Is the community college system ready to teach more students and prepare them for four-year schools? Ann Russell, president of the North Carolina Community College Faculty Association (NCCCFA), told the committee that faculty compensation for the system is the lowest in the southeastern region and 44th in the nation. Furthermore, faculty in the 44-year-old system will soon be retiring “in droves.” Community colleges have often been able to “make silk purses out of sows’ ears,” Russell said, but the resources may be running out.

Lack of resources, however, may be a smaller problem than incentives built into the system. John Duncan, who has worked at four North Carolina community colleges over 31 years, pointed out that the state supports community colleges through a formula that rewards enrollment rather than education success. Getting enrollment numbers up is “the name of the game,” said Duncan, a game that leads to “enrollment padding” and even “enrollment fraud.” (Duncan is preparing a study of community colleges for the Pope Center for Higher Education Policy.)

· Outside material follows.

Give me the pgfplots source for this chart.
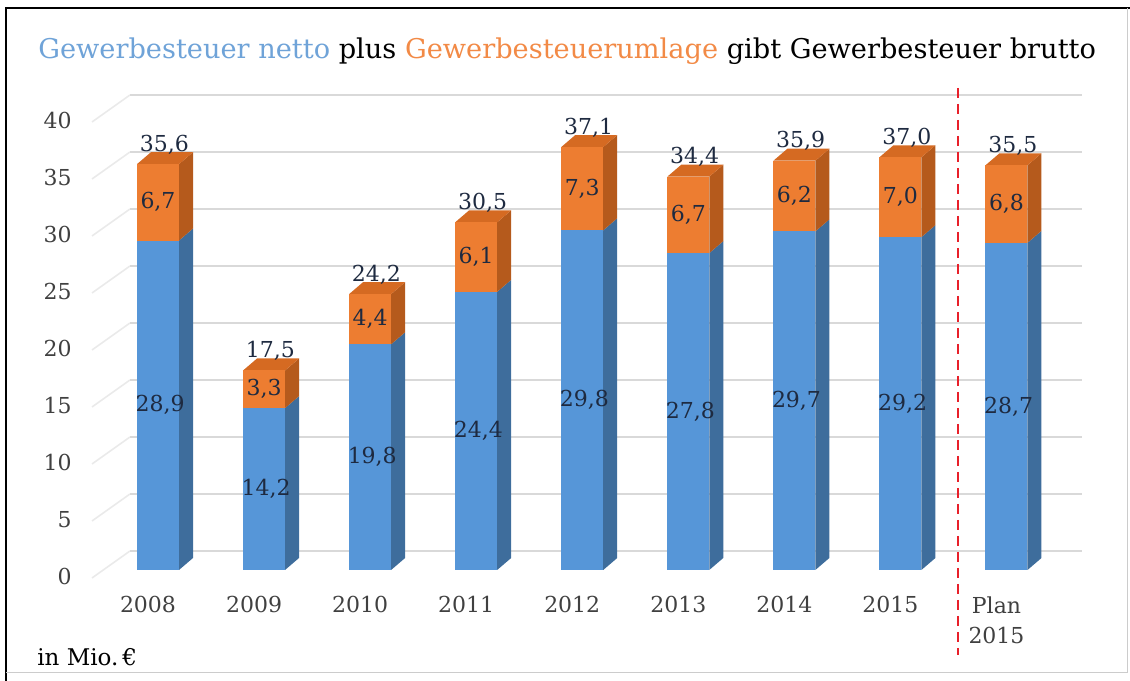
\documentclass[border=0pt]{standalone}
\usepackage{fontspec}
\setmainfont{DejaVu Serif}
\usepackage{pgfplots}
\usepackage{pgfplotstable}
\pgfplotsset{compat=1.18}

\definecolor{bluefront}{HTML}{5696D8}
\definecolor{blueside}{HTML}{3E6D9C}
\definecolor{orfront}{HTML}{ED7D31}
\definecolor{orside}{HTML}{B55A1C}
\definecolor{ortop}{HTML}{D56A22}
\definecolor{gridc}{HTML}{D9D9D9}
\definecolor{gridd}{HTML}{EAEAEA}
\definecolor{labc}{HTML}{1E2A40}
\definecolor{tickc}{HTML}{404040}
\definecolor{titleblue}{HTML}{6FA3D8}
\definecolor{titleorange}{HTML}{F28A46}
\definecolor{redline}{HTML}{E8202A}

\pgfplotstableread{
x net uml top
0 28.9 6.7 35.6
1 14.2 3.3 17.5
2 19.8 4.4 24.2
3 24.4 6.1 30.5
4 29.8 7.3 37.1
5 27.8 6.7 34.4
6 29.7 6.2 35.9
7 29.2 7.0 37.0
8 28.7 6.8 35.5
}\data

\pgfplotsset{
  vallab/.style={draw=none, mark=none, nodes near coords, point meta=explicit,
    /pgf/number format/.cd, assume math mode=true, use comma, fixed, fixed zerofill, precision=1, /pgfplots/.cd},
}

\begin{document}
\begin{tikzpicture}
\begin{axis}[
  width=565pt, height=340.5pt, scale only axis,
  xmin=-1.4897, xmax=9.1646, ymin=-9.737, ymax=50,
  clip=false,
  axis line style={draw=none},
  tick style={draw=none},
  major tick length=0pt,
  ytick={0,5,...,40},
  yticklabel style={anchor=east, inner sep=0pt, xshift=36pt, yshift=-3.5pt, text=tickc, font=\fontsize{11}{12}\selectfont},
  xtick={0,...,8},
  xticklabels={2008,2009,2010,2011,2012,2013,2014,2015,{Plan\\2015}},
  xticklabel style={anchor=north, align=center, inner sep=0pt, yshift=42.5pt, xshift=-5pt, text=tickc, font=\fontsize{11}{15}\selectfont},
  /pgf/number format/assume math mode=true,
]
% grid lines (back wall and side wall)
\foreach \v in {0,5,...,40} {
  \pgfmathsetmacro\ya{\v-0.7}
  \pgfmathsetmacro\yb{\v+1.667}
  \edef\cmd{\noexpand\addplot[gridd, line width=0.8pt] coordinates {(-0.622,\ya) (-0.264,\yb)};
  \noexpand\addplot[gridc, line width=1pt] coordinates {(-0.264,\yb) (8.712,\yb)};}
  \cmd
}
% 3D bars
\foreach \r in {0,...,8} {
  \pgfplotstablegetelem{\r}{net}\of\data \let\net\pgfplotsretval
  \pgfplotstablegetelem{\r}{uml}\of\data \let\uml\pgfplotsretval
  \pgfmathsetmacro\tot{\net+\uml}
  \pgfmathsetmacro\xl{\r-0.198}
  \pgfmathsetmacro\xr{\r+0.198}
  \pgfmathsetmacro\xll{\xl+0.132}
  \pgfmathsetmacro\xrr{\xr+0.132}
  \pgfmathsetmacro\nd{\net+1.053}
  \pgfmathsetmacro\td{\tot+1.053}
  \edef\cmd{%
  \noexpand\addplot[fill=blueside, draw=none] coordinates {(\xr,0) (\xrr,1.053) (\xrr,\nd) (\xr,\net)};
  \noexpand\addplot[fill=orside, draw=none] coordinates {(\xr,\net) (\xrr,\nd) (\xrr,\td) (\xr,\tot)};
  \noexpand\addplot[fill=ortop, draw=none] coordinates {(\xl,\tot) (\xr,\tot) (\xrr,\td) (\xll,\td)};
  \noexpand\addplot[fill=orfront, draw=none] coordinates {(\xl,\net) (\xr,\net) (\xr,\tot) (\xl,\tot)};
  \noexpand\addplot[fill=bluefront, draw=none] coordinates {(\xl,0) (\xr,0) (\xr,\net) (\xl,\net)};
  }\cmd
}
% labels
\addplot[vallab, nodes near coords style={anchor=center, text=labc, font=\fontsize{11}{12}\selectfont}]
  table[x expr=\thisrow{x}+0.02, y expr=\thisrow{net}/2, meta=net] {\data};
\addplot[vallab, nodes near coords style={anchor=center, text=labc, font=\fontsize{11}{12}\selectfont}]
  table[x expr=\thisrow{x}, y expr=\thisrow{net}+\thisrow{uml}/2, meta=uml] {\data};
\addplot[vallab, nodes near coords style={anchor=base, inner sep=0pt, yshift=6.5pt, text=labc, font=\fontsize{11}{12}\selectfont}]
  table[x expr=\thisrow{x}+0.06, y expr=\thisrow{net}+\thisrow{uml}, meta=top] {\data};
% red dashed separator
\addplot[redline, line width=1.25pt, dash pattern=on 5pt off 3pt] coordinates {(7.543,42.28) (7.543,-7.46)};
% title and unit
\node[anchor=base west, inner sep=0pt, font=\fontsize{13.6}{15}\selectfont] at (rel axis cs:0.0336,0.9148)
  {\textcolor{titleblue}{Gewerbesteuer netto} plus \textcolor{titleorange}{Gewerbesteuerumlage} gibt Gewerbesteuer brutto};
\node[anchor=base west, inner sep=0pt, font=\fontsize{11.5}{13}\selectfont] at (rel axis cs:0.0327,0.022) {in Mio.\,€};
% frame
\draw[black, line width=1.2pt] (rel axis cs:0.0053,0) -- (rel axis cs:0.0053,0.9883) -- (rel axis cs:1,0.9883);
\draw[gray!40, line width=0.6pt] (rel axis cs:0.9975,0.9883) -- (rel axis cs:0.9975,0.012) -- (rel axis cs:0.0053,0.012);
\end{axis}
\pgfresetboundingbox
\useasboundingbox (current axis.south west) rectangle (current axis.north east);
\end{tikzpicture}
\end{document}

The goals of the system are broad. Jon Lee Wiggs, author of an authoritative history of North Carolina’s community colleges, quoted from early documents stating that the goal of the colleges is to “take the people where they are” and provide them with education. Thus, he considers “remediation and developmental education” a central role for the colleges.

In contrast, Bonita Budd, who teaches at Wake Technical Community College, stressed the importance of educating students from other countries, acquainting American students with the global economy, and easing students’ transition to four-year institutions.

Indeed, the system is highly diverse, and each college is relatively autonomous, although overseen by the State Board of Community Colleges. Don Hunter, executive director of the North Carolina Association of Community College Trustees, expressed hope that the new president would recognize the traditions of the past, while fostering accountability and compliance with the rules.

His comments reflected the fact that accountability may be a problem. In 2006, state auditor Leslie W. Merritt Jr. reported that only one of the 58 North Carolina community colleges has an internal auditor (Central Piedmont, which has two).

A few high-profile cases have also raised doubts about fiscal accountability. In 2006, the president of Halifax Community College was dismissed for multiple financial improprieties. Later in the year, the State Board of Community Colleges censured the trustees of Blue Ridge Community College for insufficient oversight, which had led to financial violations in connection with the school’s baseball program.

The State Board of Community Colleges expects to select a new president by the end of 2007.